• **Problem to work on**: Retype every line from the top of the entries down to the one with "(felt2) at (128,40);", both included, and skip the pictures.

* * * *

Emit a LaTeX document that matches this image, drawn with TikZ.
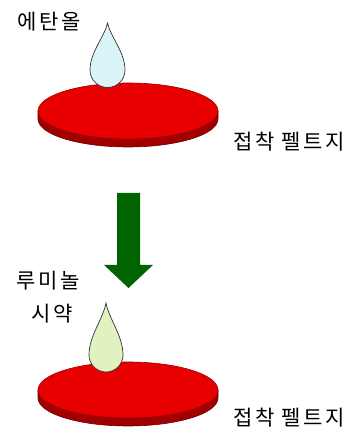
\documentclass[tikz,border=0pt]{standalone}
\usepackage{fontspec}
\usepackage{tikz}
\usetikzlibrary{calc, positioning}

\newfontfamily\krfont{Noto Sans CJK KR}[LetterSpace=12]

\definecolor{feltred}{RGB}{232,0,0}
\definecolor{feltdark}{RGB}{150,0,0}
\definecolor{ethanolblue}{RGB}{218,244,248}
\definecolor{luminolgreen}{RGB}{226,241,192}
\definecolor{stepgreen}{RGB}{0,100,0}

\begin{document}
\begin{tikzpicture}[
    x=1pt, y=1pt,
    krtext/.style={font=\krfont\fontsize{21}{25}\selectfont, inner sep=0pt, text=black},
    feltface/.style={fill=feltred, draw=feltdark, line width=0.6pt},
    feltrim/.style={fill=feltdark!90!red, draw=feltdark!70!black, line width=0.6pt},
    drop/.style={draw=black!80, line width=0.7pt}
]
    \useasboundingbox (0,0) rectangle (358,430);

    % Felt discs (centre of the top face)
    \coordinate (felt1) at (128,319);
    \coordinate (felt2) at (128,40);

    \begin{scope}[shift={(felt1)}]
        \filldraw[feltrim] (-90,0) -- (-90,-8) arc[start angle=180, end angle=360, x radius=90, y radius=28] -- (90,0) -- cycle;
        \filldraw[feltface] (0,0) ellipse [x radius=90, y radius=28];
    \end{scope}

    \begin{scope}[shift={(felt2)}]
        \filldraw[feltrim] (-90,0) -- (-90,-8) arc[start angle=180, end angle=360, x radius=90, y radius=28] -- (90,0) -- cycle;
        \filldraw[feltface] (0,0) ellipse [x radius=90, y radius=28];
    \end{scope}

    % Drops (centre of the round part)
    \coordinate (drop1) at (107.5,360);
    \coordinate (drop2) at (106,75);

    \begin{scope}[shift={(drop1)}]
        \filldraw[drop, fill=ethanolblue] (0,47) .. controls (-3,33) and (-17.5,18) .. (-17.5,0)
            arc[start angle=180, end angle=360, radius=17.5]
            .. controls (17.5,18) and (3,33) .. (0,47) -- cycle;
    \end{scope}

    \begin{scope}[shift={(drop2)}]
        \filldraw[drop, fill=luminolgreen] (0,52) .. controls (-3,36) and (-17,19) .. (-17,0)
            arc[start angle=180, end angle=360, radius=17]
            .. controls (17,19) and (3,36) .. (0,52) -- cycle;
    \end{scope}

    % Step arrow
    \fill[stepgreen] (117,237) -- (140,237) -- (140,165) -- (153,165) -- (128.5,142)
        -- (104,165) -- (117,165) -- cycle;

    % Labels
    \node[krtext] (ethanol) at (49,408) {에탄올};
    \node[krtext] (felt1lbl) at (289,288) {접착 펠트지};
    \node[krtext] (luminol) at (48,149) {루미놀};
    \node[krtext, below=13pt of luminol, xshift=4pt] (reagent) {시약};
    \node[krtext] (felt2lbl) at (289,12) {접착 펠트지};

\end{tikzpicture}
\end{document}
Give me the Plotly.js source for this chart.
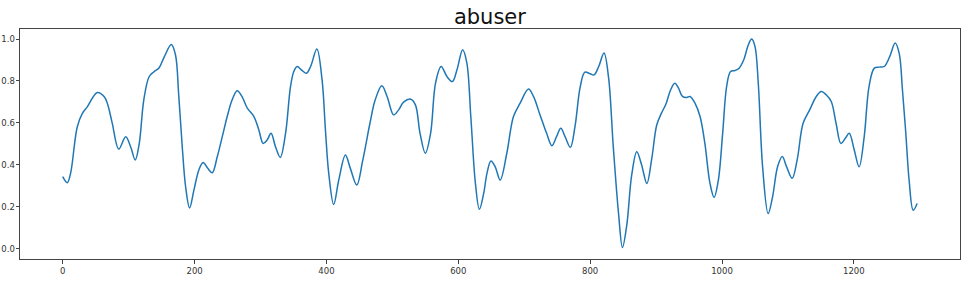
<!DOCTYPE html>
<html>
<head>
<meta charset="utf-8">
<script src="https://cdn.plot.ly/plotly-3.0.1.min.js"></script>
<style>html,body{margin:0;padding:0;background:#fff}#chart{width:965px;height:288px}</style>
</head>
<body>
<div id="chart"></div>
<script>
const xValues = [0,7,12,22,30,37,52.5,63,68,75,85,95.5,103,110,116,123,131,138,146,154,164.7,171,176,181.3,186.4,192.4,199,206.5,213,220,226.8,234.4,242,249.5,257,264.6,272,280,290,297.5,304,310,316,322.7,330,338,345.5,350.5,355.6,363,369.7,376,385.5,393.4,398.5,403.5,411,418.7,428.8,436,446,455,466,474,484,492,502,509.5,517,528,535,542,550,558,565.5,574,583,591,598,606.6,613,619,626,632,638.5,643.5,649.5,656,663.6,673.6,683.7,693.8,706.5,714,724,734,742,749,755.5,762,770,777,785,792,800,806,813,821,828,835,843,849,855.5,863,870.7,878,886,893.5,901,908,915,922,928.5,934,940,946.5,951.5,959,966.7,974,981.8,988,994.5,1001,1007,1013,1019.6,1026,1033,1040,1045,1050,1055,1061.6,1070,1076.7,1084.3,1091.4,1098,1106.5,1114,1123,1133,1143,1150.6,1158,1165.7,1173,1180.3,1187,1193,1200.6,1208,1215.7,1223,1231,1238.4,1246,1254.5,1262.6,1268.7,1273.7,1278.8,1283.8,1290,1296];
const yValues = [0.343,0.314,0.36,0.58,0.646,0.675,0.745,0.725,0.69,0.6,0.475,0.534,0.486,0.423,0.50,0.71,0.82,0.843,0.862,0.915,0.974,0.925,0.73,0.486,0.295,0.194,0.279,0.375,0.411,0.383,0.362,0.438,0.534,0.63,0.71,0.753,0.725,0.67,0.63,0.566,0.502,0.518,0.55,0.486,0.435,0.55,0.773,0.845,0.869,0.85,0.837,0.869,0.952,0.805,0.566,0.359,0.21,0.327,0.446,0.385,0.303,0.42,0.598,0.71,0.777,0.726,0.638,0.662,0.699,0.713,0.686,0.55,0.455,0.55,0.79,0.869,0.82,0.797,0.853,0.949,0.885,0.63,0.31,0.187,0.263,0.359,0.418,0.39,0.327,0.455,0.63,0.694,0.761,0.726,0.638,0.55,0.491,0.534,0.574,0.534,0.483,0.582,0.773,0.842,0.834,0.829,0.869,0.933,0.815,0.49,0.17,0.005,0.11,0.35,0.462,0.40,0.311,0.43,0.59,0.645,0.69,0.757,0.789,0.766,0.726,0.721,0.726,0.694,0.63,0.502,0.311,0.244,0.327,0.55,0.773,0.845,0.85,0.861,0.901,0.973,1.0,0.965,0.79,0.39,0.167,0.247,0.39,0.439,0.39,0.335,0.423,0.598,0.662,0.726,0.75,0.734,0.702,0.598,0.502,0.526,0.55,0.47,0.39,0.534,0.773,0.861,0.866,0.869,0.917,0.981,0.933,0.758,0.55,0.327,0.183,0.215];
const xTicks = [0,200,400,600,800,1000,1200];
const yTicks = [0.0,0.2,0.4,0.6,0.8,1.0];
const yTickLabels = ['0.0','0.2','0.4','0.6','0.8','1.0'];
const titleText = 'abuser';

const font = {family: 'DejaVu Sans, sans-serif', size: 8.5, color: '#333'};
const axisCommon = {
  showgrid: false, zeroline: false, showline: true, mirror: true,
  linecolor: '#444', linewidth: 1, ticks: 'outside', ticklen: 3.5, tickwidth: 1,
  tickcolor: '#444', tickfont: font
};
Plotly.newPlot('chart', [{
  x: xValues, y: yValues, type: 'scatter', mode: 'lines',
  line: {color: '#1f77b4', width: 1.5, shape: 'spline', smoothing: 1},
  hoverinfo: 'skip'
}], {
  width: 965, height: 288,
  margin: {l: 19.5, r: 4.5, t: 29.3, b: 29.3, pad: 0},
  paper_bgcolor: '#fff', plot_bgcolor: '#fff',
  showlegend: false,
  title: {text: titleText, x: 0.5077, xanchor: 'center', y: 1 - 17/288, yanchor: 'middle',
          font: {family: 'DejaVu Sans, sans-serif', size: 21, color: '#111'}},
  xaxis: Object.assign({}, axisCommon, {range: [-64.8, 1361], tickvals: xTicks, ticktext: xTicks.map(String)}),
  yaxis: Object.assign({}, axisCommon, {range: [-0.05, 1.048], tickvals: yTicks, ticktext: yTickLabels, ticklabelstandoff: -1})
}, {staticPlot: true, displayModeBar: false});
</script>
</body>
</html>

* * * *

• **Expected answer**:
Emit a LaTeX document that matches this image, drawn with TikZ.
\documentclass[tikz,border=0pt]{standalone}
\usepackage{fontspec}
\usepackage{tikz}
\usetikzlibrary{calc, positioning}

\newfontfamily\krfont{Noto Sans CJK KR}[LetterSpace=12]

\definecolor{feltred}{RGB}{232,0,0}
\definecolor{feltdark}{RGB}{150,0,0}
\definecolor{ethanolblue}{RGB}{218,244,248}
\definecolor{luminolgreen}{RGB}{226,241,192}
\definecolor{stepgreen}{RGB}{0,100,0}

\begin{document}
\begin{tikzpicture}[
    x=1pt, y=1pt,
    krtext/.style={font=\krfont\fontsize{21}{25}\selectfont, inner sep=0pt, text=black},
    feltface/.style={fill=feltred, draw=feltdark, line width=0.6pt},
    feltrim/.style={fill=feltdark!90!red, draw=feltdark!70!black, line width=0.6pt},
    drop/.style={draw=black!80, line width=0.7pt}
]
    \useasboundingbox (0,0) rectangle (358,430);

    % Felt discs (centre of the top face)
    \coordinate (felt1) at (128,319);
    \coordinate (felt2) at (128,40);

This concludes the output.